L’uomo non emerge come l’unico essere vivente su questo pianeta, ma risulta veramente solo la punta più avanzata di un processo evolutivo che coinvolge tutte le specie viventi. Da un lato gli extraterrestri si interessano a tutte le specie del pianeta, dall’altro lato il mestiere di una dei principali personaggi umani del romanzo, Paola Rodi, zoologa, fa sì che entri naturalmente nel discorso il comportamento dei più svariati animali, dall’occhione ai salmoni, e che per un momento venga in primo piano il dramma di altri esseri viventi accanto a noi, perfino l’angoscia delle rane.

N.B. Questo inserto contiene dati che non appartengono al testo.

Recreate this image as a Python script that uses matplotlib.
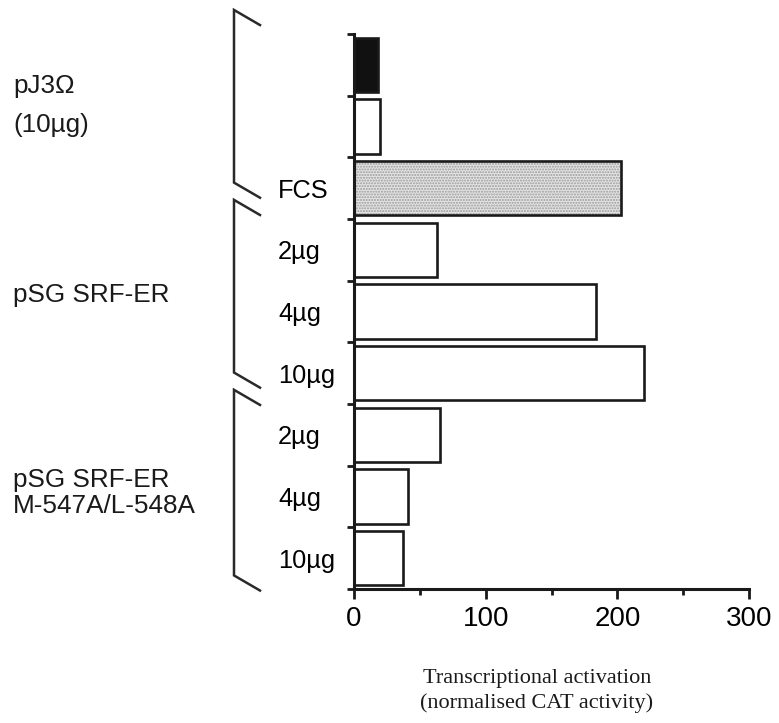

La concezione del mondo che sta dietro questo romanzo è finalmente quella adeguata a i nostri giorni: da quando abbiamo visto il sorgere della terra sulla luna, abbiamo raggiunto l’evidenza sensoriale diretta di quello che avremmo in teoria dovuto già sapere: siamo su un piccolo pianeta, a risorse limitate, quasi come una gigantesca astronave che viaggia nello spazio. La vita sulla terra è un complesso sistema interconnesso, in cui l’uomo non è più un parametro assoluto, ma che deve tenere conto delle altre specie viventi, se non vuole rischiare l’estinzione lui stesso, o rischiare di sopravvivere su un pianeta con soli animali da macello. Potremmo dire che Partiranno è il primo romanzo dell’era spaziale, non perché parla anche di viaggi spaziali, ma perchè è il primo ad essere impregnato di questa consapevolzza del nostro accanirci ad esistere, sospesi al margine di una galassia, tra migliaia di galassie che ruotano nel vuoto.